In regards to the 212 evo, it should be cooling a bit better than that. Any 'turbo' or performance settings selected in the bios that may be auto overclocking the cpu? There's the four mounting screws to attach the cooler but there's also a threaded thumbscrew in the center of the cooler's base directly under the cooling tower. Try tightening that a bit, it adds some mounting pressure to ensure solid contact with the cpu.
Mine had that trouble initially. If I grasped the cooler I could give it a little twist on the cpu even when it was mounted without using much pressure at all. Tightening that center adjustment improve contact. It does get up around 70c but under stress testing with a light oc to 4.2ghz and with ambient temps a good 10F+ hotter.
Idle temps aren't overly important however with ambient temps that cool I would be looking for idle temps closer to 30c. This pc is also running a 4690k but with a larger cooler on it, ambient temps closer to 80F right now (gotta love the onset of summer) and with around 25-30% load my cpu's hovering around 35-36c.
A 140mm fan isn't likely to help your temps, 120mm fans typically produce higher static pressure because of their more focused airflow along a narrower path. As fan diameter goes up at the same cfm (air volume) static pressure usually drops. Pressure is what's needed to move air through the cooling fins. If the fan is loud it may be worthwhile checking to see that you're plugged into the cpu_fan header and double check the bios to see what your cooling profile is set to. Unless the fan is faulty or abnormal in some way it shouldn't be noisy. It shouldn't have to run full speed either most of the time.
To each their own on temps, I prefer to keep my cpu's around 70-75c max, under 70 if possible. If others want to cook their cpu that's on them. I'm sure others will disagree but I bet they won't offer to buy me a new chip if it 'were' to fail prematurely due to higher temps. It's a known fact that while electronics produce heat they don't benefit from excessive heat either.

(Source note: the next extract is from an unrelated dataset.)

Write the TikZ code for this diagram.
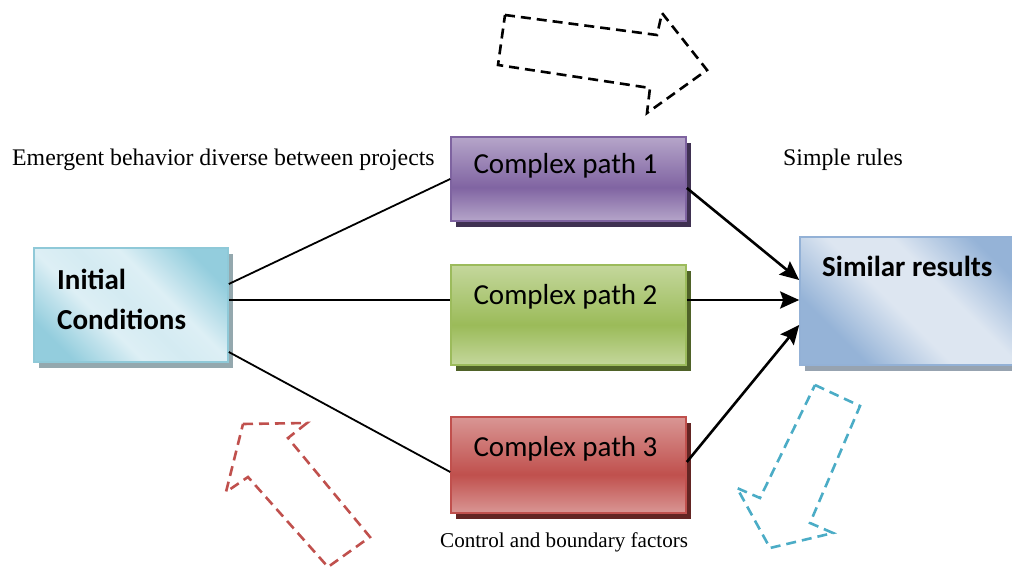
\documentclass[tikz,border=0pt]{standalone}
\usepackage{fontspec}
\setmainfont{Liberation Serif}
\newfontfamily\boxfont{Carlito}
\usetikzlibrary{arrows.meta,shadows}

% colour scheme
\definecolor{icdark}{HTML}{93CDDD}
\definecolor{iclight}{HTML}{DDEFF5}
\definecolor{icedge}{HTML}{8FC9D8}
\definecolor{icshadow}{HTML}{94A8AE}
\definecolor{srdark}{HTML}{95B3D7}
\definecolor{srlight}{HTML}{DDE6F1}
\definecolor{sredge}{HTML}{93B1D6}
\definecolor{srshadow}{HTML}{97A3B0}
\definecolor{pudark}{HTML}{8064A2}
\definecolor{pulight}{HTML}{B5A5C9}
\definecolor{puedge}{HTML}{7E63A0}
\definecolor{pushadow}{HTML}{3F3151}
\definecolor{grdark}{HTML}{9BBB59}
\definecolor{grlight}{HTML}{C4D79C}
\definecolor{gredge}{HTML}{9CBB5C}
\definecolor{grshadow}{HTML}{4F6228}
\definecolor{rddark}{HTML}{C0504D}
\definecolor{rdlight}{HTML}{D99694}
\definecolor{rdedge}{HTML}{C0504D}
\definecolor{rdshadow}{HTML}{632523}
\definecolor{cyanarrow}{HTML}{4BACC6}

% diagonal light band between darker corners
\pgfdeclareverticalshading{icshade}{100bp}{color(0bp)=(icdark); color(24bp)=(icdark);
  color(40bp)=(iclight); color(50bp)=(iclight!88!icdark); color(60bp)=(iclight);
  color(76bp)=(icdark); color(100bp)=(icdark)}
\pgfdeclareverticalshading{srshade}{100bp}{color(0bp)=(srdark); color(28bp)=(srdark);
  color(45bp)=(srlight); color(58bp)=(srlight); color(74bp)=(srdark); color(100bp)=(srdark)}
% light top and bottom, darker band below the middle
\pgfdeclareverticalshading{pushade}{100bp}{color(0bp)=(pulight); color(25bp)=(pulight);
  color(45bp)=(pudark); color(75bp)=(pulight); color(100bp)=(pulight)}
\pgfdeclareverticalshading{grshade}{100bp}{color(0bp)=(grlight); color(25bp)=(grlight);
  color(45bp)=(grdark); color(75bp)=(grlight); color(100bp)=(grlight)}
\pgfdeclareverticalshading{rdshade}{100bp}{color(0bp)=(rdlight); color(25bp)=(rdlight);
  color(45bp)=(rddark); color(75bp)=(rdlight); color(100bp)=(rdlight)}

\tikzset{
  boxbase/.style={rectangle, inner sep=0pt, line width=1.6pt},
  framebox/.style 2 args={boxbase, shade, shading=#1, draw=#2},
  shadowed/.style={drop shadow={shadow xshift=5pt, shadow yshift=-6pt, fill=#1, opacity=1}},
  pathtext/.style={font=\boxfont\fontsize{29}{35}\selectfont, inner sep=0pt, anchor=base},
  boldtext/.style={font=\boxfont\bfseries\fontsize{29}{40}\selectfont, inner sep=0pt, align=left},
  caption/.style={font=\fontsize{23.8}{28}\selectfont, inner sep=0pt, anchor=base west},
  link/.style={line width=1.8pt, black},
  flow/.style={line width=2.6pt, black, -{Stealth[length=19pt,width=17pt,inset=3pt]}},
  hollowarrow/.style={line width=2.6pt, dash pattern=on 10pt off 6pt, line join=miter},
}

\begin{document}
\begin{tikzpicture}[x=1pt, y=-1pt]
\useasboundingbox (0,0) rectangle (1012,569);

% main boxes
\node[framebox={icshade}{icedge}, shading angle=-45, shadowed=icshadow,
      minimum width=194pt, minimum height=114pt] (ic) at (131,305) {};
\node[framebox={pushade}{puedge}, shadowed=pushadow,
      minimum width=235pt, minimum height=84pt] (cp1) at (568.5,179) {};
\node[framebox={grshade}{gredge}, shadowed=grshadow,
      minimum width=235pt, minimum height=100pt] (cp2) at (568.5,315) {};
\node[framebox={rdshade}{rdedge}, shadowed=rdshadow,
      minimum width=235pt, minimum height=96pt] (cp3) at (568.5,465) {};
\node[framebox={srshade}{sredge}, shading angle=-45, shadowed=srshadow,
      minimum width=230pt, minimum height=128pt] (sr) at (915,301) {};

% box texts (base anchor sits on the last line)
\node[boldtext, anchor=base west] (ictext) at (57,330) {Initial\\Conditions};
\node[pathtext] (t1) at ([xshift=-3pt,yshift=-37pt]cp1.north) {Complex path 1};
\node[pathtext] (t2) at ([xshift=-3pt,yshift=-40pt]cp2.north) {Complex path 2};
\node[pathtext] (t3) at ([xshift=-3pt,yshift=-40pt]cp3.north) {Complex path 3};
\node[boldtext, anchor=base west] (srtext) at (822,277) {Similar results};

% free labels
\node[caption] (emergent) at (12,166) {Emergent behavior diverse between projects};
\node[caption] (rules) at (783,166) {Simple rules};
\node[caption, font=\fontsize{21.1}{25}\selectfont] (factors) at (440,547) {Control and boundary factors};

% connectors from the initial conditions
\draw[link] ([yshift=21pt]ic.east) -- (cp1.west);
\draw[link] ([yshift=5pt]ic.east) -- ([yshift=15pt]cp2.west);
\draw[link] ([yshift=-47pt]ic.east) -- ([yshift=-7pt]cp3.west);

% arrows into the results
\draw[flow] ([yshift=-9pt]cp1.east) -- ([yshift=21pt]sr.west);
\draw[flow] ([yshift=15pt]cp2.east) -- ([yshift=1pt]sr.west);
\draw[flow] ([yshift=3pt]cp3.east) -- ([yshift=-24pt]sr.west);

% dashed outline arrows
\draw[hollowarrow, black] (505,15) -- (657,35) -- (662,13) -- (707,70)
  -- (647,113) -- (650,88) -- (498,65) -- cycle;
\draw[hollowarrow, rddark] (243,424) -- (307,423) -- (288,438) -- (370,537)
  -- (328,567) -- (248,477) -- (226,492) -- cycle;
\draw[hollowarrow, cyanarrow] (815,385) -- (860,406) -- (810,523) -- (833,533)
  -- (770,548) -- (737,488) -- (760,498) -- cycle;
\end{tikzpicture}
\end{document}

Mobile cpu's may have listed higher temps but they also run with coolers even crappier than the stock intel desktop heatsink due to space constraints. A laptop also is designed to be a mobile (aka temporary) device, not a 24/7 workstation. Cordless hedge trimmers are great for pruning the bushes near the porch but I wouldn't recommend them for professional tree servicing either, it's cute for light work but it's not a gas powered chainsaw and nowhere near as durable. Everything has a role.

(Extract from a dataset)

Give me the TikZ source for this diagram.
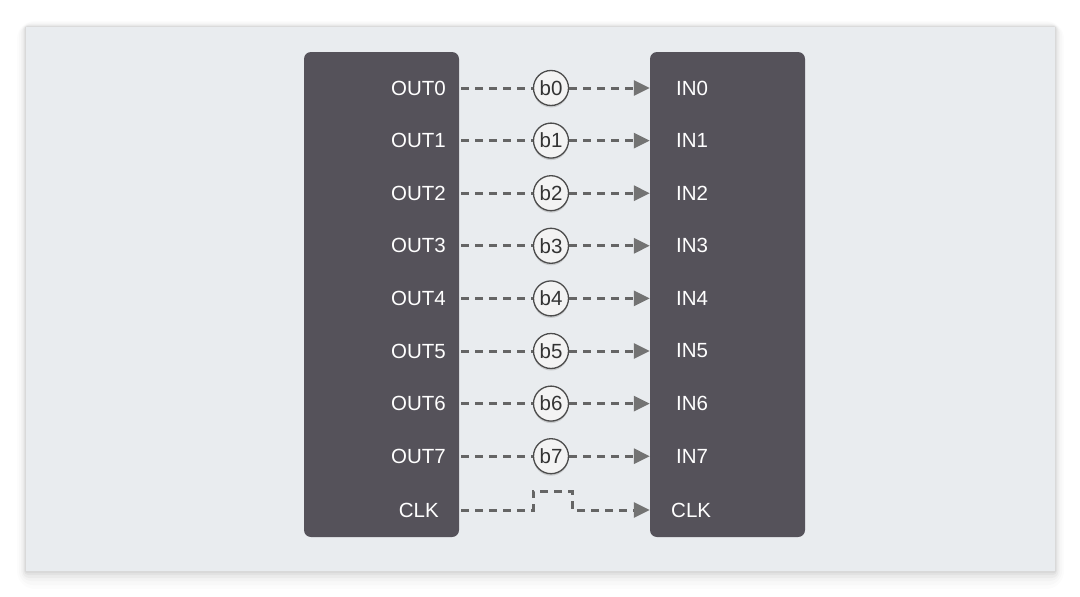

If the tiny coolers typical of laptops with a thin profile low speed fan that barely moves 20cfm were 'suitable' that's what intel would ship as a stock cooler for their desktop cpu's. Compare the size and cooling efficiency of a laptop cooler to a desktop cooler (stock) and consider that the desktop stock cooler is 'barely' enough. That alone says something. Intel does provide a warranty when using the stock cooler. Warranties are not an indicator of quality and that's widely known. Certain auto parts stores (you know the ones) have lifetime warranties on many of their parts and honors them diligently. When someone finally gets tired of replacing the same janky part 5, 6, 7 times they'll realize that the 'warranty' doesn't mean quality. They'll then go spend a buck or two extra and get something worthwhile, replace it once and be done with it.